Catoptrics and Anamorphosis (original) (raw)

2019, Vision, Perspectiva and Shifting Modalities of Representation

Is what we see the ‘truth’? Can anamorphic imagery resolve the dichotomy between science and faith? In the 1640s Emmanuel Maignon, a French monk in residence at Trinitá dei Monti, the Minim Monastery in Rome, created an anamorphic wall painting of St John of Patmos in an upstairs gallery. This was about a hundred years after the controversial work of astronomers Johannes Kepler and Tycho Brahe, and when Galileo Galilei, placed in house arrest by the Pope for presenting a heliocentric solar system that was not only heretical as it contradicted Holy Scripture but philosophically ‘foolish and absurd’, was nearing the end of his life. Studies of optics did not originate in the renaissance, as there were many advances between the ninth and fourteenth centuries when Euclidean theories were tested and advanced. In particular the Arab scholar, Alhazan, (985-1040) wrote about how optics influenced our understanding of the nature of reflection and refraction of light.
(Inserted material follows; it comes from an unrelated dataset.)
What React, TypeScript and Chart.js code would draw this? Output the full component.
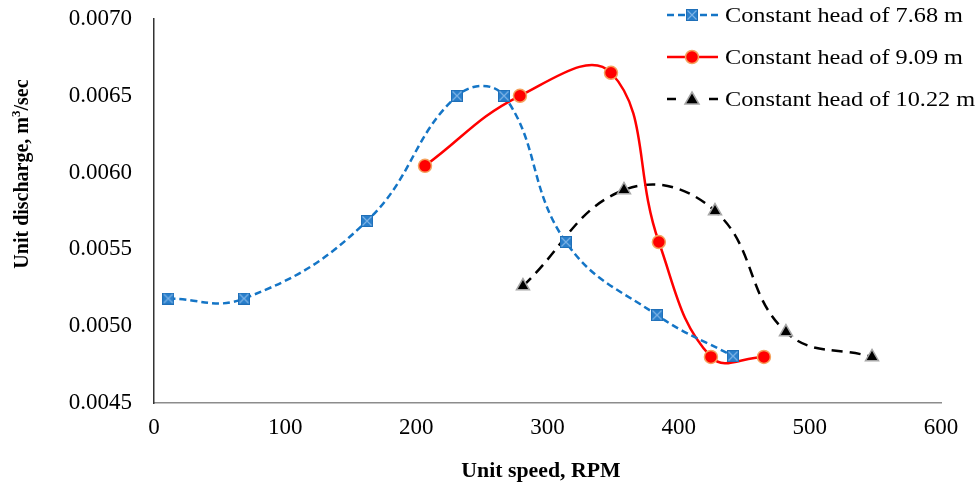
import React, { useEffect, useRef } from "react";
import { Chart, registerables } from "chart.js";

Chart.register(...registerables);

// Data
const speed768 = [10.9, 68.6, 162.4, 231, 266.8, 314, 383.5, 441.4];
const discharge768 = [0.00518, 0.00518, 0.005685, 0.0065, 0.0065, 0.005548, 0.005072, 0.004805];

const speed909 = [206.6, 279, 348.4, 384.9, 424.6, 465];
const discharge909 = [0.006044, 0.0065, 0.00665, 0.005548, 0.0048, 0.0048];

const speed1022 = [281.3, 358.3, 427.7, 481.8, 547.4];
const discharge1022 = [0.005261, 0.005887, 0.00575, 0.004962, 0.0048];

const seriesLabels = ["Constant head of 7.68 m", "Constant head of 9.09 m", "Constant head of 10.22 m"];
const xTitle = "Unit speed, RPM";
const yTitleMain = "Unit discharge, m";
const yTitleSup = "3";
const yTitleEnd = "/sec";

const FONT = '"Liberation Serif", "Times New Roman", serif';
const BLUE = "#1475C6";
const RED = "#FF0000";
const BLACK = "#000000";

function makeBlueMarker(): HTMLCanvasElement {
  const c = document.createElement("canvas");
  c.width = 12;
  c.height = 12;
  const ctx = c.getContext("2d")!;
  ctx.fillStyle = "#2A7FCB";
  ctx.fillRect(0.5, 0.5, 11, 11);
  ctx.strokeStyle = "#7DB3E6";
  ctx.lineWidth = 1.2;
  ctx.beginPath();
  ctx.moveTo(1.5, 1.5);
  ctx.lineTo(10.5, 10.5);
  ctx.moveTo(10.5, 1.5);
  ctx.lineTo(1.5, 10.5);
  ctx.stroke();
  ctx.strokeStyle = "#1F6FB8";
  ctx.lineWidth = 1;
  ctx.strokeRect(0.5, 0.5, 11, 11);
  return c;
}

function toPoints(xs: number[], ys: number[]) {
  return xs.map((x, i) => ({ x, y: ys[i] }));
}

export default function App() {
  const ref = useRef<HTMLCanvasElement | null>(null);

  useEffect(() => {
    document.body.style.margin = "0";
    const canvas = ref.current!;
    const blueMarker = makeBlueMarker();

    const overlay = {
      id: "overlay",
      afterDraw(chart: any) {
        const ctx = chart.ctx as CanvasRenderingContext2D;
        ctx.save();
        // X title
        ctx.fillStyle = "#000";
        ctx.font = `bold 20px ${FONT}`;
        ctx.textAlign = "center";
        ctx.textBaseline = "middle";
        ctx.translate(541, 472);
        ctx.scale(1.09, 1);
        ctx.fillText(xTitle, 0, 0);
        ctx.restore();

        // Y title with superscript
        ctx.save();
        ctx.fillStyle = "#000";
        ctx.translate(21, 174);
        ctx.rotate(-Math.PI / 2);
        const f1 = `bold 20px ${FONT}`;
        const f2 = `bold 13px ${FONT}`;
        ctx.font = f1;
        const w1 = ctx.measureText(yTitleMain).width;
        const w3 = ctx.measureText(yTitleEnd).width;
        ctx.font = f2;
        const w2 = ctx.measureText(yTitleSup).width;
        const total = w1 + w2 + w3;
        let x0 = -total / 2;
        ctx.textAlign = "left";
        ctx.textBaseline = "alphabetic";
        ctx.font = f1;
        ctx.fillText(yTitleMain, x0, 7);
        x0 += w1;
        ctx.font = f2;
        ctx.fillText(yTitleSup, x0, -1);
        x0 += w2;
        ctx.font = f1;
        ctx.fillText(yTitleEnd, x0, 7);
        ctx.restore();

        // Legend
        ctx.save();
        const rows = [15, 57, 99];
        const lx0 = 667;
        const lx1 = 718;
        const mx = 692;
        rows.forEach((y, i) => {
          ctx.save();
          ctx.beginPath();
          if (i === 0) {
            ctx.strokeStyle = BLUE;
            ctx.lineWidth = 2.5;
            ctx.setLineDash([7, 4]);
          } else if (i === 1) {
            ctx.strokeStyle = RED;
            ctx.lineWidth = 2.5;
            ctx.setLineDash([]);
          } else {
            ctx.strokeStyle = BLACK;
            ctx.lineWidth = 2.5;
            ctx.setLineDash([]);
          }
          if (i === 2) {
            ctx.moveTo(lx0, y);
            ctx.lineTo(lx0 + 9, y);
            ctx.moveTo(lx1 - 9, y);
            ctx.lineTo(lx1, y);
          } else {
            ctx.moveTo(lx0, y);
            ctx.lineTo(lx1, y);
          }
          ctx.stroke();
          ctx.restore();
          // marker
          if (i === 0) {
            ctx.drawImage(blueMarker, mx - 6, y - 6);
          } else if (i === 1) {
            ctx.beginPath();
            ctx.arc(mx, y, 6.5, 0, Math.PI * 2);
            ctx.fillStyle = RED;
            ctx.fill();
            ctx.strokeStyle = "#F5A25D";
            ctx.lineWidth = 1.5;
            ctx.stroke();
          } else {
            ctx.beginPath();
            ctx.moveTo(mx, y - 7);
            ctx.lineTo(mx + 7, y + 5);
            ctx.lineTo(mx - 7, y + 5);
            ctx.closePath();
            ctx.fillStyle = "#000";
            ctx.fill();
            ctx.strokeStyle = "#A6A6A6";
            ctx.lineWidth = 1.5;
            ctx.stroke();
          }
          ctx.save();
          ctx.fillStyle = "#000";
          ctx.font = `21px ${FONT}`;
          ctx.textAlign = "left";
          ctx.textBaseline = "middle";
          const w = ctx.measureText(seriesLabels[0]).width;
          const sx = 238 / w;
          ctx.translate(725, y + 1);
          ctx.scale(sx, 1);
          ctx.fillText(seriesLabels[i], 0, 0);
          ctx.restore();
        });
        ctx.restore();
      },
    };

    const chart = new Chart(canvas, {
      type: "line",
      data: {
        datasets: [
          {
            label: seriesLabels[0],
            data: toPoints(speed768, discharge768),
            borderColor: BLUE,
            borderWidth: 2.5,
            borderDash: [7, 4],
            pointStyle: blueMarker as any,
            pointRadius: 6,
            tension: 0.42,
            fill: false,
          },
          {
            label: seriesLabels[1],
            data: toPoints(speed909, discharge909),
            borderColor: RED,
            borderWidth: 2.5,
            pointStyle: "circle",
            pointRadius: 6.5,
            pointBackgroundColor: RED,
            pointBorderColor: "#F5A25D",
            pointBorderWidth: 1.5,
            tension: 0.42,
            fill: false,
          },
          {
            label: seriesLabels[2],
            data: toPoints(speed1022, discharge1022),
            borderColor: BLACK,
            borderWidth: 2.5,
            borderDash: [11, 7],
            pointStyle: "triangle",
            pointRadius: 7.5,
            pointBackgroundColor: "#000",
            pointBorderColor: "#A6A6A6",
            pointBorderWidth: 1.5,
            tension: 0.42,
            fill: false,
          },
        ],
      },
      options: {
        responsive: false,
        animation: false,
        layout: { padding: { top: 19, right: 38, left: 0, bottom: 0 } },
        plugins: {
          legend: { display: false },
          tooltip: { enabled: false },
          title: { display: false },
        },
        scales: {
          x: {
            type: "linear",
            min: 0,
            max: 600,
            ticks: {
              stepSize: 100,
              padding: 11,
              color: "#000",
              font: { family: FONT, size: 23 },
              maxRotation: 0,
            },
            grid: { display: false, drawTicks: false },
            border: { display: true, color: "#8C8C8C", width: 1.5 },
            afterFit: (s: any) => {
              s.height = 85;
            },
          },
          y: {
            type: "linear",
            min: 0.0045,
            max: 0.007,
            ticks: {
              stepSize: 0.0005,
              padding: 22,
              color: "#000",
              font: { family: FONT, size: 23 },
              callback: (v: any) => Number(v).toFixed(4),
            },
            grid: { display: false, drawTicks: false },
            border: { display: true, color: "#333333", width: 1.5 },
            afterFit: (s: any) => {
              s.width = 154;
              s.paddingTop = 0;
              s.paddingBottom = 0;
            },
          },
        },
      },
      plugins: [overlay],
    });

    return () => chart.destroy();
  }, []);

  return (
    <div style={{ width: 979, height: 488 }}>
      <canvas ref={ref} width={979} height={488} style={{ display: "block" }} />
    </div>
  );
}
In the 17th century, three men who were friends with one another, a Jesuit, Athanasius Kircher (1602-1680), Minim friars Jean-Francois Niceron, (1613-1646) and Emanuel Maignan, (1601-1676) also devised proposals for catoptric and anamorphic projection, using developments optics and perspective to question divine light and perception in a merging of science and faith asking if we can rely on what we see, or if there is a hidden, perhaps heretical or even divine message hidden in the imagery. This paper examines some examples of anamorphosis, at Trinitá dei Monti painted by Maignon, at St Ignazio the Jesuit church in Rome painted by Andrea Pozzo (1691-1694) and of course Hans Holbein’s The Ambassadors painted in 1533 and hanging in the National Gallery. It begins by questioning the philosophical meaning and concludes with a technical examination of how catoptrics and anamorphosis work, through a student workshop where we attempted to create an anamorphic image in the studio.